CDC: Pediatric respiratory viruses happening earlier

Sep. 30—CUMBERLAND — Respiratory viruses that typically impact children in fall and winter started appearing months earlier this year across the U.S., according to a Centers for Disease Control and Prevention report this week.

Studies showed an increase in emergency department visits by children and adolescents with acute respiratory illness and asthma/reactive airway disease this summer.

The percentage of positive test results for rhinoviruses and enteroviruses — a group of viruses that commonly cause respiratory illnesses such as the common cold, and the percentage of positive pediatric enterovirus-D68 test results also increased.

"Previous increases in EV-D68 respiratory illness have led to substantial resource demands in some hospitals," according to the CDC.

In the past, that scenario coincided with increases in cases of acute flaccid myelitis (2), a rare but serious neurologic disease affecting the spinal cord.

"Clinicians are advised to consider EV-D68 as a possible cause of severe respiratory illness in children and adolescents, particularly those with wheezing or who require respiratory support," according to the CDC report. "Health care facilities should be prepared for possible increases in pediatric health care use associated with severe EV-D68 — associated respiratory illness."

'It's happening earlier'

Across Maryland last year, respiratory syncytial virus was found in the summer.

"It's usually a fall/winter thing," Maryland Institute for Emergency Medical Services Systems Executive Director Dr.

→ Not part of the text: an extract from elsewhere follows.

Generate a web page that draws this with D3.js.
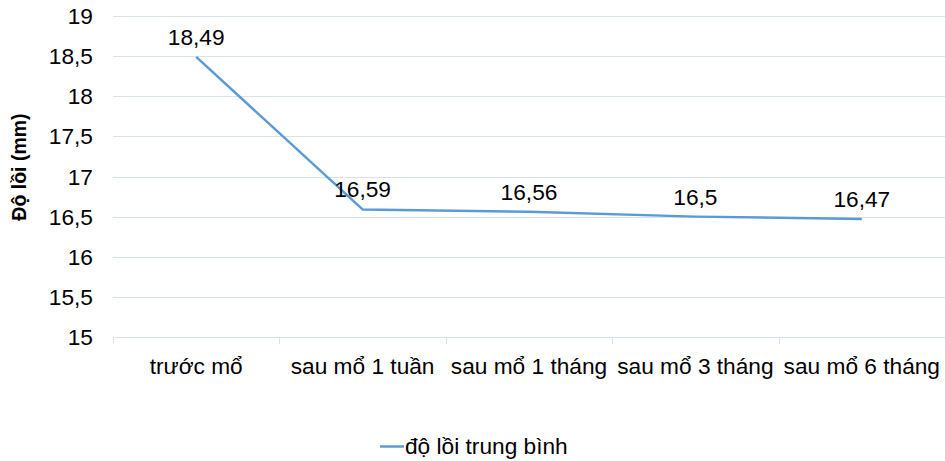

Ted Delbridge said Friday.

MIEMSS uses the state's Critical Care Coordination Center, also known as C4, to identify available critical care hospital resources when patient transfers are needed, he said.

MIEMSS expanded C4 to include pediatrics last fall.

This year, C4 has been busier handling calls for reasons including enterovirus symptoms in pediatric patients lately than throughout spring and winter.

The center receives roughly 15 to 20 calls per day from hospitals that need guidance and or transfers for pediatric patients, Delbridge said.

"It is not following the seasonal pattern," he said of the viruses. "It's happening earlier."

The vast majority of children that get enterovirus develop symptoms like the common cold, Delbridge said.

As with COVID-19 or any contagious illness, children that are sick should stay home.

"Keep them out of the mainstream," Delbridge said.

Local health reports

Reports indicate pediatric cases of respiratory illness are increasing in much of the country.

"Children's hospitals across the U.S. are being inundated with patients sick with respiratory viruses," Becker's Hospital Review reported Wednesday.

However, local health officials so far are not reporting significant problems.

According to Kendra Thayer, vice president of clinical services and chief nursing officer at Garrett Regional Medical Center and Potomac Valley Hospital in Keyser, West Virginia, GRMC is not seeing an increase in pediatric respiratory cases, and PVH is seeing a slight uptick in such cases in the emergency department but not in admissions.

If a pediatric patient goes to UPMC Western Maryland's emergency department in need of intensive care, they would be transferred to UPMC Children's Hospital of Pittsburgh, a hospital spokesman said.

"The Allegany County Health Department has not been made aware of any respiratory illness outbreak or resulting pediatric ICU bed shortage," Brenda Caldwell, ACHD public information coordinator, said via email Thursday.

"However, with winter comes cold and flu season, so this is a good time to remind county residents to do their part to keep themselves and others healthy by continuing to use common-sense precautions," she said.

"Washing your hands regularly, covering coughs and sneezes, wearing a mask in public indoor spaces, staying up-to-date on vaccinations, and staying home if you are feeling ill, except to seek medical care, are all effective strategies to help avoid COVID-19, the flu, and other contagious illnesses," Caldwell said.